** Given exercise **
Once the pictures are set aside, transcribe the remaining data exactly.
___
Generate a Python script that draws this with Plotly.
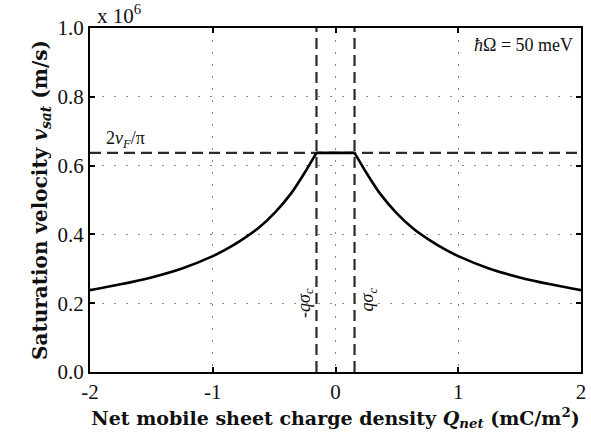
import plotly.graph_objects as go

# Saturation velocity (x 10^6 m/s) versus net mobile sheet charge density (mC/m^2)
q_branch = [0.155, 0.25, 0.36, 0.49, 0.63, 0.76, 0.90, 1.00, 1.25, 1.50, 1.75, 2.00]
v_branch = [0.637, 0.580, 0.520, 0.465, 0.418, 0.385, 0.355, 0.337, 0.301, 0.275, 0.255, 0.238]

v_limit = 0.637          # 2 vF / pi
q_crit = 0.155           # q sigma_c

x_ticks = [-2, -1, 0, 1, 2]
x_labels = ["-2", "-1", "0", "1", "2"]
y_ticks = [0.0, 0.2, 0.4, 0.6, 0.8, 1.0]
y_labels = ["0.0", "0.2", "0.4", "0.6", "0.8", "1.0"]

q_left = [-q for q in reversed(q_branch)]
v_left = list(reversed(v_branch))

serif = "DejaVu Serif"
tick_font = dict(family="Liberation Serif", size=21, color="#111")

fig = go.Figure()

dash_style = dict(color="#2a2a2a", width=2.2, dash="11px,6px")
fig.add_trace(go.Scatter(x=[-2, 2], y=[v_limit, v_limit], mode="lines",
                         line=dash_style, hoverinfo="skip", showlegend=False))
for qc in (-q_crit, q_crit):
    fig.add_trace(go.Scatter(x=[qc, qc], y=[0, 1], mode="lines",
                             line=dash_style, hoverinfo="skip", showlegend=False))

curve_style = dict(color="black", width=2.6, shape="spline", smoothing=0.5)
fig.add_trace(go.Scatter(x=q_left, y=v_left, mode="lines", line=curve_style, showlegend=False))
fig.add_trace(go.Scatter(x=q_branch, y=v_branch, mode="lines", line=curve_style, showlegend=False))
fig.add_trace(go.Scatter(x=[-q_crit, q_crit], y=[v_limit, v_limit], mode="lines",
                         line=dict(color="black", width=2.6), showlegend=False))

axis_common = dict(showline=True, linecolor="black", linewidth=2, mirror="ticks",
                   ticks="inside", ticklen=5, tickwidth=1.5, tickcolor="black",
                   showgrid=True, gridcolor="#8a8a8a", gridwidth=1, griddash="2px,10px",
                   zeroline=False, tickfont=tick_font)

fig.update_xaxes(range=[-2, 2], tickvals=x_ticks, ticktext=x_labels,
                 title=dict(text="Net mobile sheet charge density <i>Q<sub>net</sub></i> (mC/m<sup>2</sup>)",
                            font=dict(family=serif, size=19, color="#111", weight="bold"), standoff=8),
                 **axis_common)
fig.update_yaxes(range=[0, 1], tickvals=y_ticks, ticktext=y_labels,
                 title=dict(text="Saturation velocity <i>v<sub>sat</sub></i> (m/s)",
                            font=dict(family=serif, size=20, color="#111", weight="bold"), standoff=5),
                 **axis_common)

fig.add_annotation(xref="paper", yref="paper", x=0.01, y=1.04, xanchor="left", yanchor="middle",
                   text="x 10<sup>6</sup>", showarrow=False,
                   font=dict(family="Liberation Serif", size=21, color="#111"))
fig.add_annotation(x=1.95, y=0.95, xanchor="right", yanchor="middle",
                   text="<i>ħ</i>Ω = 50 meV", showarrow=False,
                   font=dict(family="Liberation Serif", size=18, color="#111"))
fig.add_annotation(x=-1.89, y=0.675, xanchor="left", yanchor="middle",
                   text="2<i>v<sub>F</sub></i>/π", showarrow=False,
                   font=dict(family="Liberation Serif", size=18, color="#111"))
fig.add_annotation(x=-0.25, y=0.20, textangle=-90, xanchor="center", yanchor="middle",
                   text="-<i>qσ<sub>c</sub></i>", showarrow=False,
                   font=dict(family="Liberation Serif", size=18, color="#111"))
fig.add_annotation(x=0.27, y=0.21, textangle=-90, xanchor="center", yanchor="middle",
                   text="<i>qσ<sub>c</sub></i>", showarrow=False,
                   font=dict(family="Liberation Serif", size=18, color="#111"))

fig.update_layout(width=591, height=442, margin=dict(l=90, r=5, t=28, b=70),
                  plot_bgcolor="white", paper_bgcolor="white")

fig.write_html("out.html")
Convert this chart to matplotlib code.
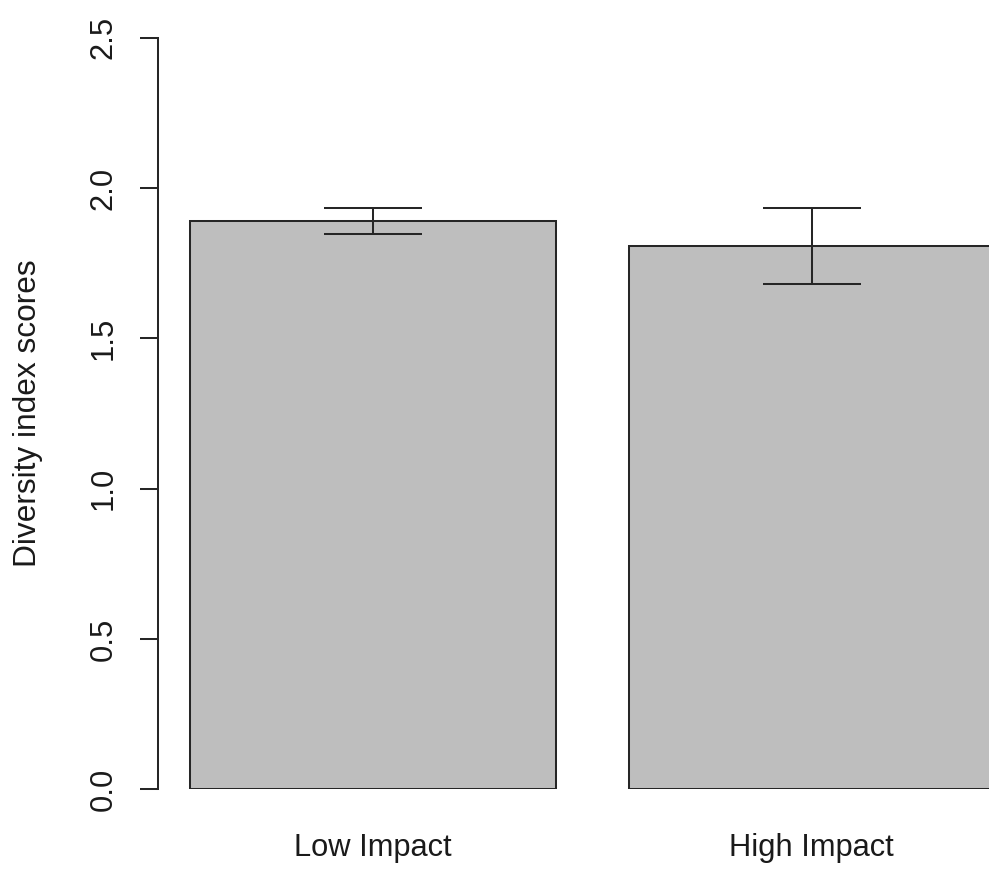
___
** Full answer **
Generate a Python script that draws this with Plotly.
import plotly.graph_objects as go

# Saturation velocity (x 10^6 m/s) versus net mobile sheet charge density (mC/m^2)
q_branch = [0.155, 0.25, 0.36, 0.49, 0.63, 0.76, 0.90, 1.00, 1.25, 1.50, 1.75, 2.00]
v_branch = [0.637, 0.580, 0.520, 0.465, 0.418, 0.385, 0.355, 0.337, 0.301, 0.275, 0.255, 0.238]

v_limit = 0.637          # 2 vF / pi
q_crit = 0.155           # q sigma_c

x_ticks = [-2, -1, 0, 1, 2]
x_labels = ["-2", "-1", "0", "1", "2"]
y_ticks = [0.0, 0.2, 0.4, 0.6, 0.8, 1.0]
y_labels = ["0.0", "0.2", "0.4", "0.6", "0.8", "1.0"]

q_left = [-q for q in reversed(q_branch)]
v_left = list(reversed(v_branch))

serif = "DejaVu Serif"
tick_font = dict(family="Liberation Serif", size=21, color="#111")

fig = go.Figure()

dash_style = dict(color="#2a2a2a", width=2.2, dash="11px,6px")
fig.add_trace(go.Scatter(x=[-2, 2], y=[v_limit, v_limit], mode="lines",
                         line=dash_style, hoverinfo="skip", showlegend=False))
for qc in (-q_crit, q_crit):
    fig.add_trace(go.Scatter(x=[qc, qc], y=[0, 1], mode="lines",
                             line=dash_style, hoverinfo="skip", showlegend=False))

curve_style = dict(color="black", width=2.6, shape="spline", smoothing=0.5)
fig.add_trace(go.Scatter(x=q_left, y=v_left, mode="lines", line=curve_style, showlegend=False))
fig.add_trace(go.Scatter(x=q_branch, y=v_branch, mode="lines", line=curve_style, showlegend=False))
fig.add_trace(go.Scatter(x=[-q_crit, q_crit], y=[v_limit, v_limit], mode="lines",
                         line=dict(color="black", width=2.6), showlegend=False))

axis_common = dict(showline=True, linecolor="black", linewidth=2, mirror="ticks",
                   ticks="inside", ticklen=5, tickwidth=1.5, tickcolor="black",
                   showgrid=True, gridcolor="#8a8a8a", gridwidth=1, griddash="2px,10px",
                   zeroline=False, tickfont=tick_font)

fig.update_xaxes(range=[-2, 2], tickvals=x_ticks, ticktext=x_labels,
                 title=dict(text="Net mobile sheet charge density <i>Q<sub>net</sub></i> (mC/m<sup>2</sup>)",
                            font=dict(family=serif, size=19, color="#111", weight="bold"), standoff=8),
                 **axis_common)
fig.update_yaxes(range=[0, 1], tickvals=y_ticks, ticktext=y_labels,
                 title=dict(text="Saturation velocity <i>v<sub>sat</sub></i> (m/s)",
                            font=dict(family=serif, size=20, color="#111", weight="bold"), standoff=5),
                 **axis_common)

fig.add_annotation(xref="paper", yref="paper", x=0.01, y=1.04, xanchor="left", yanchor="middle",
                   text="x 10<sup>6</sup>", showarrow=False,
                   font=dict(family="Liberation Serif", size=21, color="#111"))
fig.add_annotation(x=1.95, y=0.95, xanchor="right", yanchor="middle",
                   text="<i>ħ</i>Ω = 50 meV", showarrow=False,
                   font=dict(family="Liberation Serif", size=18, color="#111"))
fig.add_annotation(x=-1.89, y=0.675, xanchor="left", yanchor="middle",
                   text="2<i>v<sub>F</sub></i>/π", showarrow=False,
                   font=dict(family="Liberation Serif", size=18, color="#111"))
fig.add_annotation(x=-0.25, y=0.20, textangle=-90, xanchor="center", yanchor="middle",
                   text="-<i>qσ<sub>c</sub></i>", showarrow=False,
                   font=dict(family="Liberation Serif", size=18, color="#111"))
fig.add_annotation(x=0.27, y=0.21, textangle=-90, xanchor="center", yanchor="middle",
                   text="<i>qσ<sub>c</sub></i>", showarrow=False,
                   font=dict(family="Liberation Serif", size=18, color="#111"))

fig.update_layout(width=591, height=442, margin=dict(l=90, r=5, t=28, b=70),
                  plot_bgcolor="white", paper_bgcolor="white")

fig.write_html("out.html")
Convert this chart to matplotlib code.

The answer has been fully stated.